# Some interesting pictures



## swone (Jan 24, 2007)




----------



## RStock521 (Jul 17, 2008)

Bass taking a nap?? haha


----------



## Wally15 (Jan 12, 2010)

swone said:


> View attachment 225749
> View attachment 225750


what lake was you at swone


----------



## 74chrysler (Apr 9, 2008)

Looks dead to me.


----------



## Roscoe (Jul 22, 2007)

I didn't know Bass slept on their sides. Learn something new every day.


Roscoe


----------



## swone (Jan 24, 2007)

That was at Nimisila, he got up and swam away at some point. I also had a short walleye come up and inhale a waxworm but I missed him.


----------



## creekcrawler (Oct 5, 2004)

Weird, never saw that before.

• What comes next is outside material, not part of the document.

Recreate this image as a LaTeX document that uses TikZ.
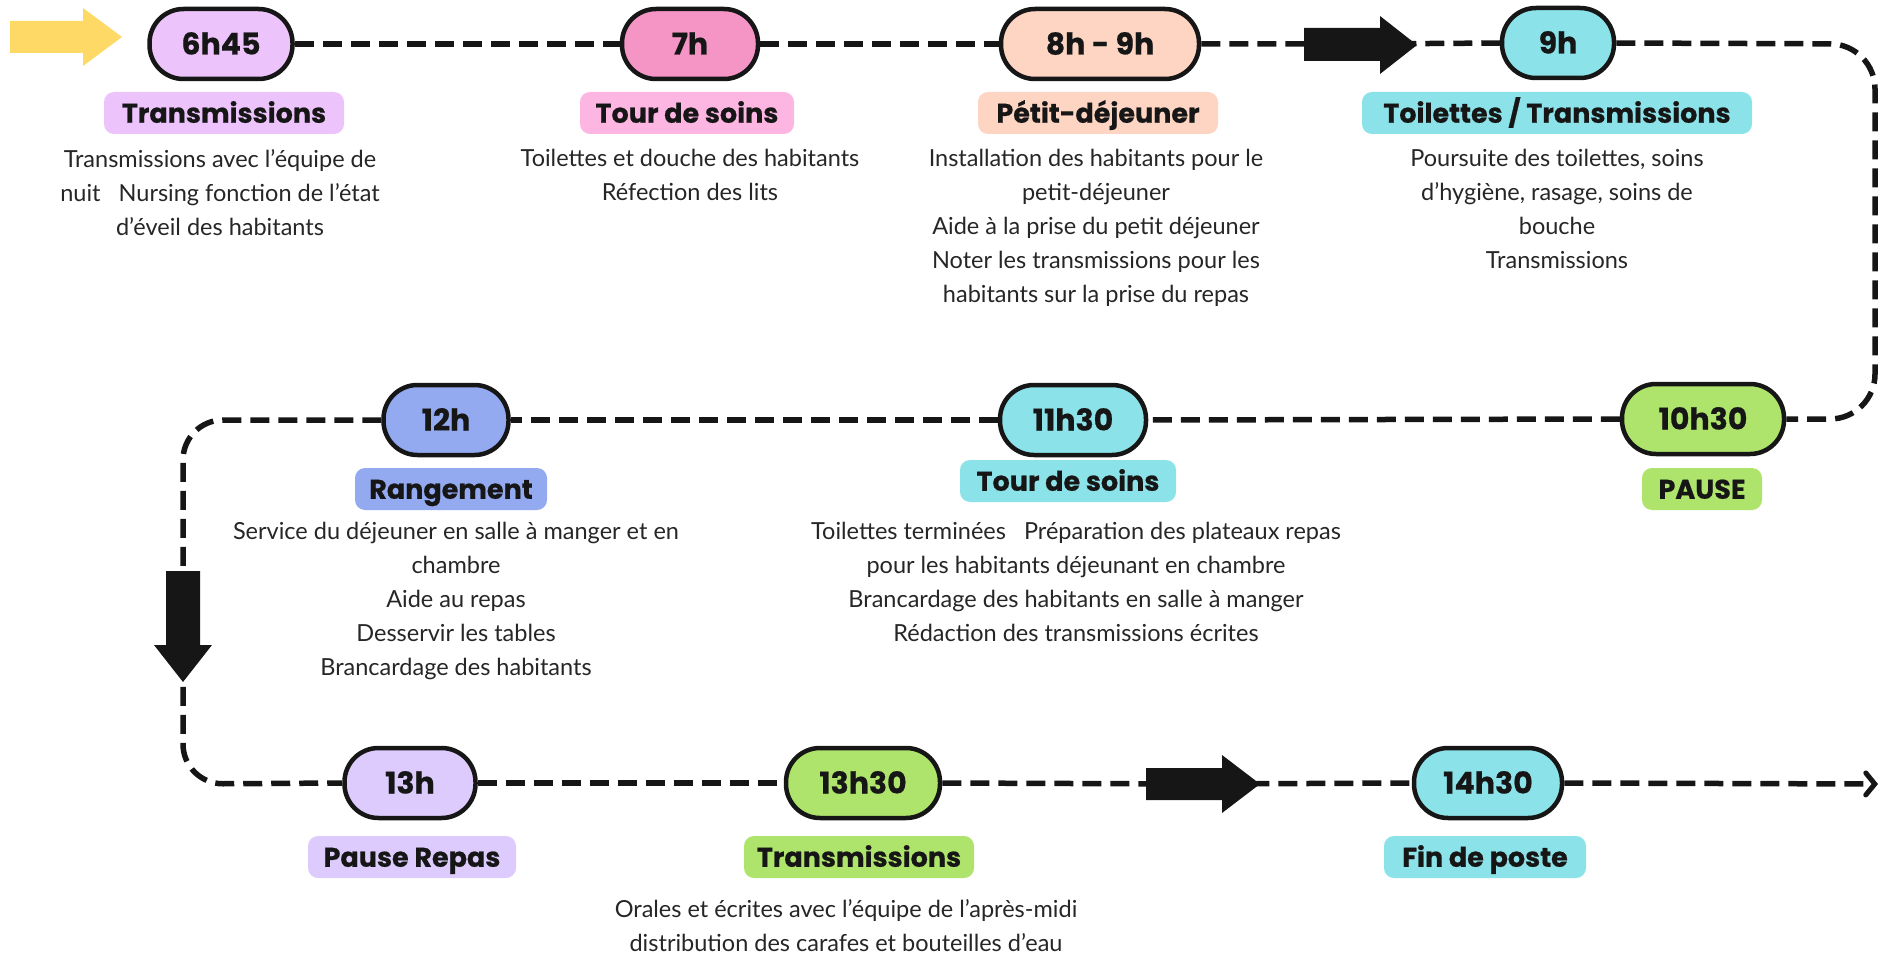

Seen some huge bass at Whiskey Island a few years ago that refused to even move, but they were still vertical at least.


----------



## Saugeyefisher (Jul 19, 2010)

Cool pics! I have a pond here local I can't wait to ice fish. Typical super clear weedy pond.
I often wonder how often fish position them self like this. I have caught so many fish out of such small holes they would have to be setting like that for them all to fit. Maybe they do it more often then we think.
I know crappie will stack like pancakes in places as well.
Interesting


----------